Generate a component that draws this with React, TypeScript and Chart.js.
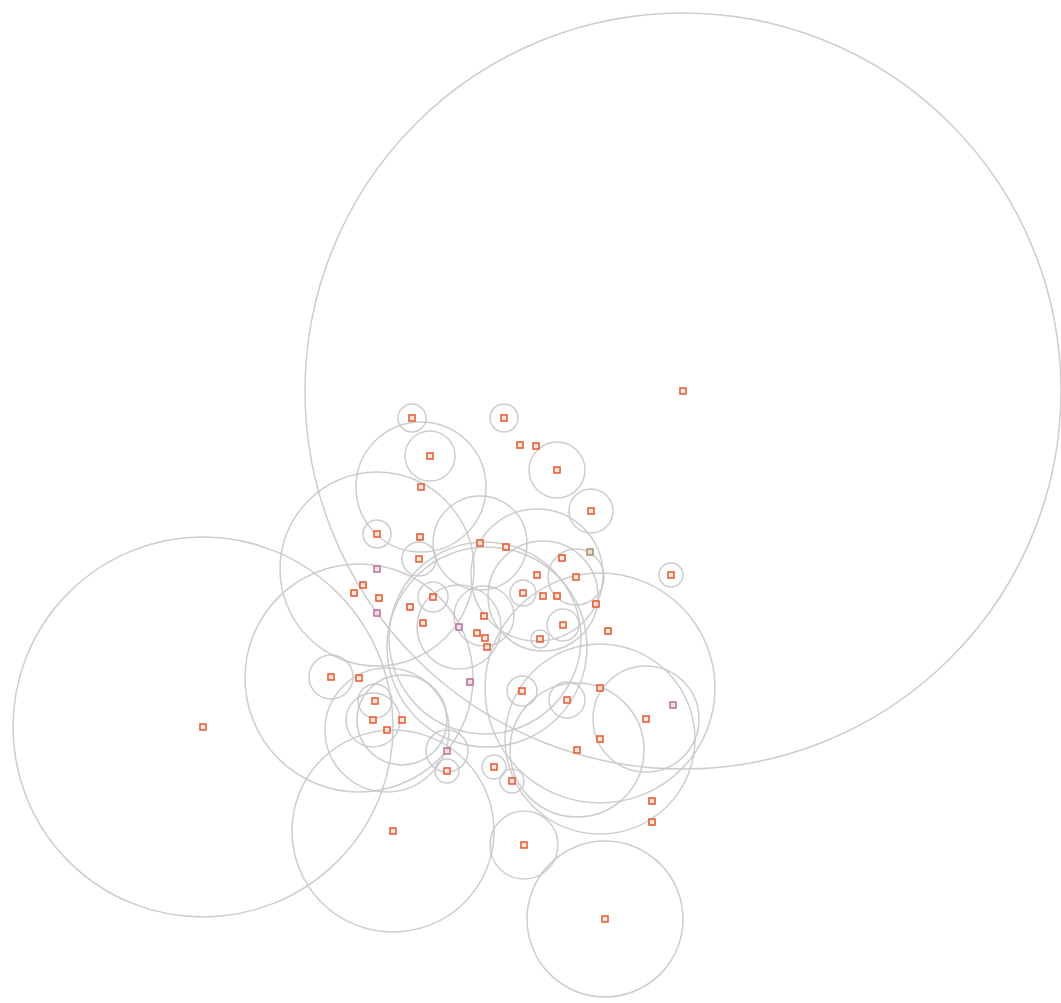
import React, { useEffect, useRef } from "react";
import { Chart, registerables } from "chart.js";

Chart.register(...registerables);

// Bubble centres (x, y) and radii
const xs = [683, 203, 393, 605, 524, 412, 504, 430, 421, 520, 536, 557, 591, 377, 420, 419, 480, 506, 377, 363, 354, 379, 377, 410, 433, 423, 459, 484, 477, 485, 487, 562, 590, 537, 576, 671, 523, 543, 557, 596, 563, 608, 540, 470, 522, 567, 600, 673, 646, 600, 577, 494, 512, 652, 652, 331, 359, 375, 373, 402, 387, 447, 447];
const ys = [391, 727, 831, 919, 845, 418, 418, 456, 487, 445, 446, 470, 511, 534, 537, 559, 543, 547, 569, 585, 593, 598, 613, 607, 597, 623, 627, 616, 633, 638, 647, 558, 552, 575, 577, 575, 593, 596, 596, 604, 625, 631, 639, 682, 691, 700, 688, 705, 719, 739, 750, 767, 781, 801, 822, 677, 678, 701, 720, 720, 730, 751, 771];
const radii = [378, 190, 101, 78, 34, 14, 14, 25, 65, 3, 3, 28, 22, 14, 3, 17, 47, 3, 97, 3, 3, 3, 3, 3, 15, 3, 42, 30, 3, 96, 100, 3, 3, 66, 28, 12, 13, 55, 3, 3, 16, 3, 9, 3, 15, 18, 115, 3, 53, 95, 67, 12, 12, 3, 3, 22, 114, 17, 27, 45, 62, 21, 12];
const groups = ["a", "a", "a", "a", "a", "a", "a", "a", "a", "a", "a", "a", "a", "a", "a", "a", "a", "a", "b", "a", "a", "a", "b", "a", "a", "a", "b", "a", "a", "a", "a", "a", "c", "a", "a", "a", "a", "a", "a", "a", "a", "a", "a", "b", "a", "a", "a", "b", "a", "a", "a", "a", "a", "a", "a", "a", "a", "a", "a", "a", "a", "b", "a"];

const markerBorder: Record<string, string> = { a: "#e25a35", b: "#b8759c", c: "#a89070" };
const markerFill: Record<string, string> = { a: "rgba(255,225,205,0.8)", b: "rgba(240,215,230,0.8)", c: "rgba(230,220,200,0.8)" };

export default function App() {
  const ref = useRef<HTMLCanvasElement | null>(null);
  useEffect(() => {
    if (!ref.current) return;
    const circles = xs.map((x, i) => ({ x, y: ys[i], r: radii[i] }));
    const markers = xs.map((x, i) => ({ x, y: ys[i], r: 4.3 }));
    const chart = new Chart(ref.current, {
      type: "bubble",
      data: {
        datasets: [
          {
            label: "markers",
            data: markers,
            pointStyle: "rect",
            borderColor: groups.map((g) => markerBorder[g]),
            backgroundColor: groups.map((g) => markerFill[g]),
            borderWidth: 1.5,
            clip: false,
          } as any,
          {
            label: "bubbles",
            data: circles,
            borderColor: "rgba(200,200,200,0.9)",
            backgroundColor: "rgba(0,0,0,0)",
            borderWidth: 1.5,
            clip: false,
          } as any,
        ],
      },
      options: {
        animation: false,
        responsive: false,
        events: [],
        layout: { padding: 0, autoPadding: false } as any,
        plugins: { legend: { display: false }, tooltip: { enabled: false }, title: { display: false } },
        scales: {
          x: { type: "linear", min: 0, max: 1061, display: false },
          y: { type: "linear", min: 0, max: 1003, reverse: true, display: false },
        },
      },
    });
    return () => chart.destroy();
  }, []);
  return (
    <div style={{ position: "fixed", left: 0, top: 0, width: 1061, height: 1003, background: "#fff" }}>
      <canvas ref={ref} width={1061} height={1003} style={{ width: 1061, height: 1003 }} />
    </div>
  );
}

▶ Written exercise
Omit the pictures and output all of the other material exactly.

▶ Task output
Generate a component that draws this with React, TypeScript and Chart.js.
import React, { useEffect, useRef } from "react";
import { Chart, registerables } from "chart.js";

Chart.register(...registerables);

// Bubble centres (x, y) and radii
const xs = [683, 203, 393, 605, 524, 412, 504, 430, 421, 520, 536, 557, 591, 377, 420, 419, 480, 506, 377, 363, 354, 379, 377, 410, 433, 423, 459, 484, 477, 485, 487, 562, 590, 537, 576, 671, 523, 543, 557, 596, 563, 608, 540, 470, 522, 567, 600, 673, 646, 600, 577, 494, 512, 652, 652, 331, 359, 375, 373, 402, 387, 447, 447];
const ys = [391, 727, 831, 919, 845, 418, 418, 456, 487, 445, 446, 470, 511, 534, 537, 559, 543, 547, 569, 585, 593, 598, 613, 607, 597, 623, 627, 616, 633, 638, 647, 558, 552, 575, 577, 575, 593, 596, 596, 604, 625, 631, 639, 682, 691, 700, 688, 705, 719, 739, 750, 767, 781, 801, 822, 677, 678, 701, 720, 720, 730, 751, 771];
const radii = [378, 190, 101, 78, 34, 14, 14, 25, 65, 3, 3, 28, 22, 14, 3, 17, 47, 3, 97, 3, 3, 3, 3, 3, 15, 3, 42, 30, 3, 96, 100, 3, 3, 66, 28, 12, 13, 55, 3, 3, 16, 3, 9, 3, 15, 18, 115, 3, 53, 95, 67, 12, 12, 3, 3, 22, 114, 17, 27, 45, 62, 21, 12];
const groups = ["a", "a", "a", "a", "a", "a", "a", "a", "a", "a", "a", "a", "a", "a", "a", "a", "a", "a", "b", "a", "a", "a", "b", "a", "a", "a", "b", "a", "a", "a", "a", "a", "c", "a", "a", "a", "a", "a", "a", "a", "a", "a", "a", "b", "a", "a", "a", "b", "a", "a", "a", "a", "a", "a", "a", "a", "a", "a", "a", "a", "a", "b", "a"];

const markerBorder: Record<string, string> = { a: "#e25a35", b: "#b8759c", c: "#a89070" };
const markerFill: Record<string, string> = { a: "rgba(255,225,205,0.8)", b: "rgba(240,215,230,0.8)", c: "rgba(230,220,200,0.8)" };

export default function App() {
  const ref = useRef<HTMLCanvasElement | null>(null);
  useEffect(() => {
    if (!ref.current) return;
    const circles = xs.map((x, i) => ({ x, y: ys[i], r: radii[i] }));
    const markers = xs.map((x, i) => ({ x, y: ys[i], r: 4.3 }));
    const chart = new Chart(ref.current, {
      type: "bubble",
      data: {
        datasets: [
          {
            label: "markers",
            data: markers,
            pointStyle: "rect",
            borderColor: groups.map((g) => markerBorder[g]),
            backgroundColor: groups.map((g) => markerFill[g]),
            borderWidth: 1.5,
            clip: false,
          } as any,
          {
            label: "bubbles",
            data: circles,
            borderColor: "rgba(200,200,200,0.9)",
            backgroundColor: "rgba(0,0,0,0)",
            borderWidth: 1.5,
            clip: false,
          } as any,
        ],
      },
      options: {
        animation: false,
        responsive: false,
        events: [],
        layout: { padding: 0, autoPadding: false } as any,
        plugins: { legend: { display: false }, tooltip: { enabled: false }, title: { display: false } },
        scales: {
          x: { type: "linear", min: 0, max: 1061, display: false },
          y: { type: "linear", min: 0, max: 1003, reverse: true, display: false },
        },
      },
    });
    return () => chart.destroy();
  }, []);
  return (
    <div style={{ position: "fixed", left: 0, top: 0, width: 1061, height: 1003, background: "#fff" }}>
      <canvas ref={ref} width={1061} height={1003} style={{ width: 1061, height: 1003 }} />
    </div>
  );
}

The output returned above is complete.